There are two right answers to the question of what success looks like. The first comes from your business model, which may tell you what a metric has to be. If you know that you need 10% of your users to sign up for the paid version of your site in order to meet your business targets, then that’s your number.

In the early stages of your business, however, you’re still figuring out what your business model should look like. It won’t tell you precisely what you need. The second right answer is to look at what’s normal or ideal. Knowing an industry baseline means you know what’s likely to happen, and you can compare yourself to it. In the absence of any other information, this is a good place to start. We’ll share some industry benchmarks that may be helpful to you later in the book.

The squeeze toy

There’s another important aspect to the OMTM, and we can’t really explain it better than with a squeeze toy.

If you optimize your business to maximize one metric, something important happens. Just like one of those bulging stress-relief squeeze toys, squeezing it in one place makes it bulge out in another. And that’s a good thing.

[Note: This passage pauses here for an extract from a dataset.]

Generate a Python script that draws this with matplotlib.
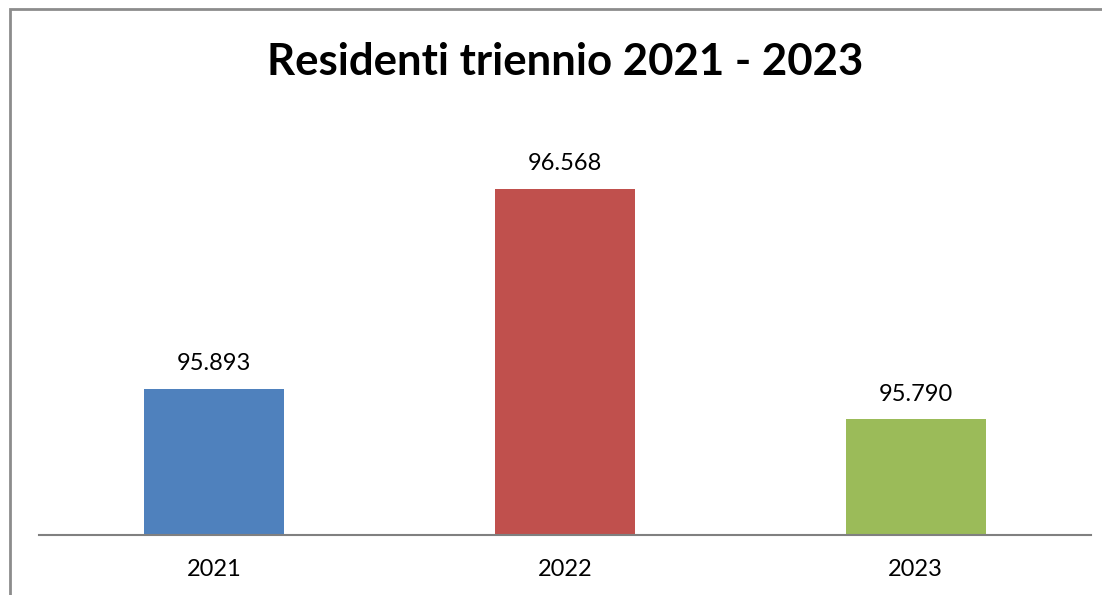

Optimizing your OMTM not only squeezes that metric so you get the most out of it, but it also reveals the next place you need to focus your efforts, which often happens at an inflection point for your business:

  • Perhaps you’ve optimized the number of enrollments in your gym, and you’ve done all you can to maximize revenues—but now you need to focus on cost per customer so you turn a profit.
  • Maybe you’ve increased traffic to your site—but now you need to maximize conversion.
  • Perhaps you have the foot traffic in your coffee shop you’ve always wanted—but now you need to get people to buy several coffees rather than just stealing your Wi-Fi for hours.

Whatever your current OMTM, expect it to change. And expect that change to reveal the next piece of data you need to build a better business faster.